In the coming weeks, Sanders and his new staff will try to figure out how to improve on the team’s 4-7 record of last season. The Bucs were 2-6 in the tough Southern Conference and pundits apparently don’t expect them to be any better, picking them to finish eighth in the nine-team league.
At this time last year, Sanders was Florida State’s offensive coordinator with the task of trying to solve Alabama’s defense in the first game. Now he’s running the show for a Football Championship Subdivision team, and his offensive expertise is expected to breathe some life into an ETSU offense that had become predictable and stagnant.
Some things to watch as the Bucs prepare for the coming season:
With the hope that Sanders’ arrival will signal an exciting passing attack, keep in mind that teams do have to run the ball to be successful. One-dimensional offenses are easier to stop.
ETSU had no ground game last year and that surely will be a point of emphasis when camp starts. Only three FCS teams gained fewer yards per carry last year. The Bucs averaged 2.07 yards per rush, better than only Stetson (1.8), Lafayette (1.67) and Mississippi Valley State (-.38).
If the rushing attack is that limited again, one of two things can happen. ETSU can either suffer the consequences like it did last year or change the game plan to hide the deficiency.
Sanders has said he won’t make his team try to do something it can’t, so if running the ball continues to be a problem, we could expect to see more passing.
HELP ON THE HORIZON?
Obviously the offensive line will have to improve for the running game to get better. But there seems to be hope on the horizon in Quay Holmes, a red-shirt freshman running back.
Holmes, 6-foot-1, 211-pounds, looked good in the spring. He’s physical and elusive and adds an element to the offense the team hasn’t seen since the program was resurrected.
Whether he can perform against opposing teams like he did in intra-squad action will be the big question.
When we last saw the team in action during the spring, two quarterbacks — incumbent Austin Herink and Temple transfer Logan Marchi — were battling for the starting job. Both looked capable at times during the spring.

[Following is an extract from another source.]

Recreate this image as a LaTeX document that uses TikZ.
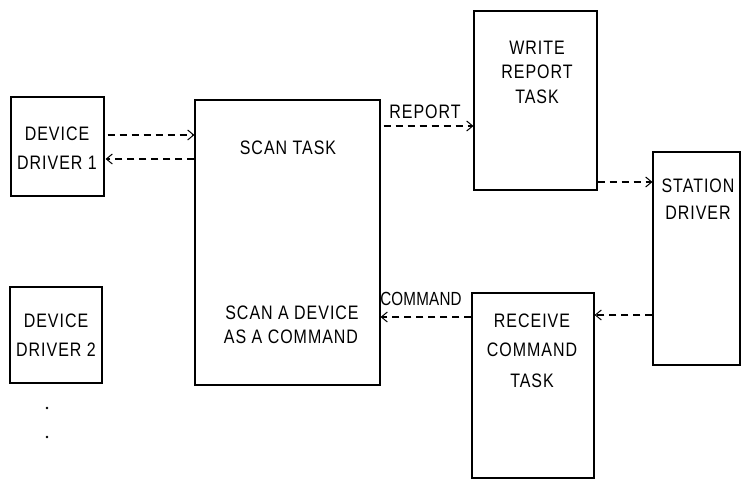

Neither outshone the other to the point of being the odds-on favorite to seize the starting position.
Herink has had three seasons at the helm and has been a solid starter, performing well when given time to throw.
Marchi’s body of work, although smaller, is impressive. In one of his seven starts for Temple, he threw for 245 yards and two touchdowns against Notre Dame.
It’ll be interesting to see how this battle materializes over the next few weeks. With Sanders’ track record of developing quarterbacks, this could become a position of strength regardless of who is starting.
DEFENSE CAN’T REST
With a solid front seven, ETSU’s defense has a chance to be one of the team’s strongest points.
ETSU ranked third in the Southern Conference in total yards allowed last season, giving up 345.8 yards per game. Even though they ranked eighth in scoring defense at 28.5 points per game allowed, the Bucs allowed just about a touchdown more per game than Samford, which led the league by allowing 22.2 points a game.
Junior defensive end Nasir Player has been touted as the top NFL prospect on the ETSU roster.
If they get better at a couple of positions and find the right answer to some of these questions, the Bucs have a chance to do much better than the eight-place finish predicted for them.
Regardless of the win and loss total, they should be fun to watch.